As for cognitive theories or experimental data, how else does one support a claim for "psychological laws?"

I will let Milton Babbitt answer this:

"...the test of Schenker's conceptions is not whether 'one hears that way' but whether, after having become aware of these conceptions, the listener does not find that they may not only codify his previous hearing but extend and enrich his perceptive powers by making listening more efficient and meaningful, by 'explaining' the formerly 'inexplicable', and by granting additional significance to all degrees of musical phenomena." (Review of Salzer's Structural Hearing, reprinted in The Collected Essays of Milton Babbitt.)

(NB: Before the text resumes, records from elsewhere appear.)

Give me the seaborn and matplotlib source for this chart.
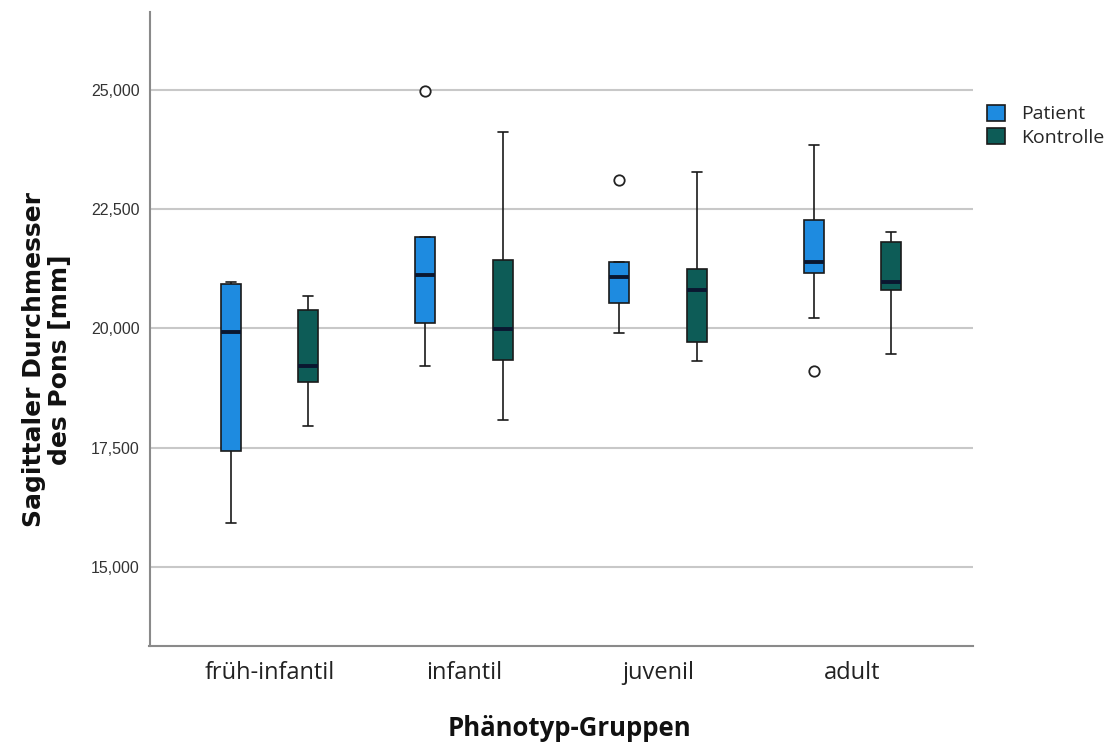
import matplotlib
matplotlib.use("Agg")
import matplotlib.pyplot as plt
import seaborn as sns
import pandas as pd

# ---- data ----
groups = ["früh-infantil", "infantil", "juvenil", "adult"]
hue_levels = ["Patient", "Kontrolle"]

patient_min = [15910, 19207, 19899, 20227]
patient_q1 = [17429, 20116, 20542, 21171]
patient_med = [19933, 21117, 21087, 21390]
patient_q3 = [20940, 21921, 21402, 22278]
patient_max = [20980, 21921, 21402, 23852]

kontrolle_min = [17960, 18080, 19318, 19459]
kontrolle_q1 = [18871, 19339, 19723, 20802]
kontrolle_med = [19219, 19983, 20808, 20982]
kontrolle_q3 = [20388, 21438, 21243, 21810]
kontrolle_max = [20689, 24131, 23291, 22032]

outlier_group = ["infantil", "juvenil", "adult"]
outlier_hue = ["Patient", "Patient", "Patient"]
outlier_value = [24992, 23117, 19114]

yticks = [15000, 17500, 20000, 22500, 25000]

# ---- build long table ----
rows = []
summ = {
    "Patient": [patient_min, patient_q1, patient_med, patient_q3, patient_max],
    "Kontrolle": [kontrolle_min, kontrolle_q1, kontrolle_med, kontrolle_q3, kontrolle_max],
}
for h in hue_levels:
    for i, g in enumerate(groups):
        for arr in summ[h]:
            rows.append({"Gruppe": g, "Typ": h, "Wert": arr[i]})
df = pd.DataFrame(rows)
df_out = pd.DataFrame({"Gruppe": outlier_group, "Typ": outlier_hue, "Wert": outlier_value})

sns.set_style("white")
plt.rcParams["font.family"] = ["DejaVu Sans"]

palette = {"Patient": "#1e8be0", "Kontrolle": "#0d5c57"}

fig = plt.figure(figsize=(11.12, 7.47), dpi=100)
ax = fig.add_axes([149.5 / 1112, 1 - 646 / 747, 823.5 / 1112, 634.3 / 747])

sns.boxplot(
    data=df, x="Gruppe", y="Wert", hue="Typ", order=groups, hue_order=hue_levels,
    palette=palette, whis=(0, 100), width=0.8, gap=0.74, dodge=True,
    linecolor="#1a1a1a", linewidth=1.2, saturation=1,
    medianprops={"color": "#0a1730", "linewidth": 2.8},
    ax=ax,
)
sns.stripplot(
    data=df_out, x="Gruppe", y="Wert", hue="Typ", order=groups, hue_order=hue_levels,
    palette={"Patient": "white", "Kontrolle": "white"}, dodge=True, jitter=False,
    size=7.5, linewidth=1.3, edgecolor="#222222", legend=False, ax=ax, zorder=5,
)

ax.set_xlim(-0.6176, 3.62)
ax.set_ylim(13335, 26650)
ax.set_yticks(yticks)
ax.set_yticklabels([f"{v:,}" for v in yticks], family="Liberation Sans", fontsize=11.5, color="#333333")
ax.set_xticks(range(len(groups)))
ax.set_xticklabels(groups, family="Open Sans", fontsize=17, color="#222222")
ax.tick_params(axis="y", length=0, pad=7)
ax.tick_params(axis="x", length=0, pad=11)

ax.yaxis.grid(True, color="#c8c8c8", linewidth=1.5)
ax.xaxis.grid(False)
ax.set_axisbelow(True)
for s in ["top", "right"]:
    ax.spines[s].set_visible(False)
for s in ["left", "bottom"]:
    ax.spines[s].set_color("#8a8a8a")
    ax.spines[s].set_linewidth(1.5)

ax.set_ylabel("Sagittaler Durchmesser\ndes Pons [mm]", family="DejaVu Sans", fontweight="bold",
              fontsize=18, color="#111111", multialignment="center", linespacing=1.1)
ax.yaxis.set_label_coords(-0.094, 0.451)
ax.set_xlabel("Phänotyp-Gruppen", family="Open Sans", fontweight="bold", fontsize=18.5, color="#111111")
ax.xaxis.set_label_coords(0.51, -0.108)

sns.move_legend(
    ax, loc="upper left", bbox_to_anchor=((987 - 149.5) / 823.5, (646 - 105) / 634.3),
    frameon=False, title=None, borderpad=0, borderaxespad=0,
    handlelength=0.9, handleheight=0.85, handletextpad=0.85, labelspacing=0.25,
    prop={"family": "Open Sans", "size": 14},
)

fig.savefig("out.png", dpi=100)
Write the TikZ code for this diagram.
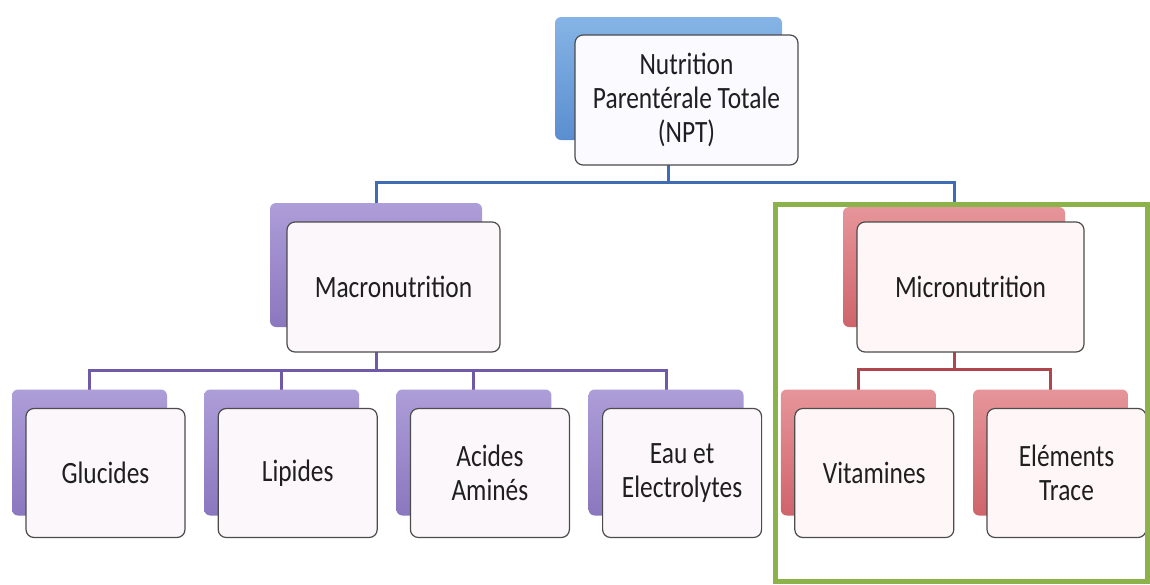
\documentclass[tikz,border=0pt]{standalone}
\usepackage{fontspec}
\setmainfont{Carlito}[FakeStretch=0.82]
\usepackage{tikz}
\usetikzlibrary{backgrounds}

\definecolor{blueA}{HTML}{86B4E6}
\definecolor{blueB}{HTML}{5B8ED0}
\definecolor{purpA}{HTML}{AD9DD8}
\definecolor{purpB}{HTML}{8B77BE}
\definecolor{redA}{HTML}{E6959A}
\definecolor{redB}{HTML}{CF646B}
\definecolor{blueL}{HTML}{3F6CB4}
\definecolor{purpL}{HTML}{6E5AA9}
\definecolor{redL}{HTML}{B0454D}
\definecolor{frameG}{HTML}{8CB24A}

\begin{document}
\begin{tikzpicture}[x=1pt,y=-1pt,
  back/.style={rounded corners=6pt, inner sep=0pt, minimum width=155pt, minimum height=126pt},
  bback/.style={back, top color=blueA, bottom color=blueB},
  pback/.style={back, top color=purpA, bottom color=purpB},
  rback/.style={back, top color=redA, bottom color=redB},
  front/.style={draw=black!70, line width=1.2pt, rounded corners=8pt, align=center,
    inner sep=2pt, minimum width=159pt, minimum height=129pt,
    font=\fontsize{31}{34}\selectfont, text=black!88},
  bfront/.style={front, fill=blue!2},
  pfront/.style={front, fill=violet!3},
  rfront/.style={front, fill=red!3},
  link/.style={line width=3pt},
  bluelink/.style={link, draw=blueL},
  plink/.style={link, draw=purpL},
  rlink/.style={link, draw=redL}]
  \useasboundingbox (0,0) rectangle (1150,584);

  % top level
  \node[bback, minimum width=227pt, minimum height=123pt] (npt-b) at (668.5,78.5) {};
  \node[bfront, minimum width=223pt, minimum height=130pt] (npt) at ([shift={(18,21.5)}]npt-b.center)
    {Nutrition\\Parentérale Totale\\(NPT)};

  % second level
  \node[pback, minimum width=212pt, minimum height=124pt] (macro-b) at (376,265) {};
  \node[pfront, minimum width=213pt, minimum height=130pt] (macro) at ([shift={(17.5,22)}]macro-b.center) {Macronutrition};
  \node[rback, minimum width=222pt, minimum height=120pt] (micro-b) at (954,267) {};
  \node[rfront, minimum width=227pt, minimum height=130pt] (micro) at ([shift={(16.5,20)}]micro-b.center) {Micronutrition};

  % third level
  \foreach \i/\nm/\txt in {0/glu/Glucides, 1/lip/Lipides, 2/aa/{Acides\\Aminés}, 3/eau/{Eau et\\Electrolytes}} {
    \node[pback] (\nm-b) at (89.5+192.2*\i,452.5) {};
    \node[pfront] (\nm) at ([shift={(16,20.5)}]\nm-b.center) {\txt};
  }
  \foreach \i/\nm/\txt in {4/vit/Vitamines, 5/trace/{Eléments\\Trace}} {
    \node[rback] (\nm-b) at (89.5+192.2*\i,452.5) {};
    \node[rfront] (\nm) at ([shift={(16,20.5)}]\nm-b.center) {\txt};
  }

  \coordinate (bus0) at (0,182);
  \coordinate (bus1) at (0,370);
  \coordinate (bus2) at (0,369);

  \begin{scope}[on background layer]
    \draw[bluelink] (npt-b.center) -- (npt-b.center |- bus0) -| (macro-b.center);
    \draw[bluelink] (npt-b.center |- bus0) -| (micro-b.center);
    \foreach \nm in {glu,lip,aa,eau}
      \draw[plink] (macro-b.center) -- (macro-b.center |- bus1) -| (\nm-b.center);
    \foreach \nm in {vit,trace}
      \draw[rlink] (micro-b.center) -- (micro-b.center |- bus2) -| (\nm-b.center);
  \end{scope}

  % highlight frame
  \draw[frameG, line width=5pt] (775.5,204.5) rectangle (1147.5,581.5);
\end{tikzpicture}
\end{document}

In other words, the kind of psychology that Schenker is doing is first-person, not third-person. (There is also a normative component beyond the merely empirical, but that's a separate distinction.)

JimPlamondon said...

An article in the forthcoming Winter 2007 Computer Music Journal describes the notion of tuning invariance, which -- when combined with Sethares' notion of aligning the partials of a given tone with the notes of a given tuning -- may have the potential to extend tonal harmony beyond the harmonic series to a wide set of pseudo-harmonic tunings & related timbres.

But you would be better able to comment on this than I. A draft of the paper can be found at http://www.thummer.com/blog/2007/06/isomorphic-controllers-and-dynamic.html.

Regarding the perception of tone, there is some evidence -- albeit exceedingly scant -- that the brain recognizes intervals in a tuning-invariant manner, as described here: http://www.thummer.com/blog/2007/06/bob-duke-first-contact.html

If true, then this could help extend the theory of tonal harmony to embrace the music of non-Western cultures, with the differences disappearing at a sufficiently high level of abstraction. http://www.thummer.com/blog/2007/06/non-western-cultures.html

All of this is grossly speculative at present; your feedback welcome.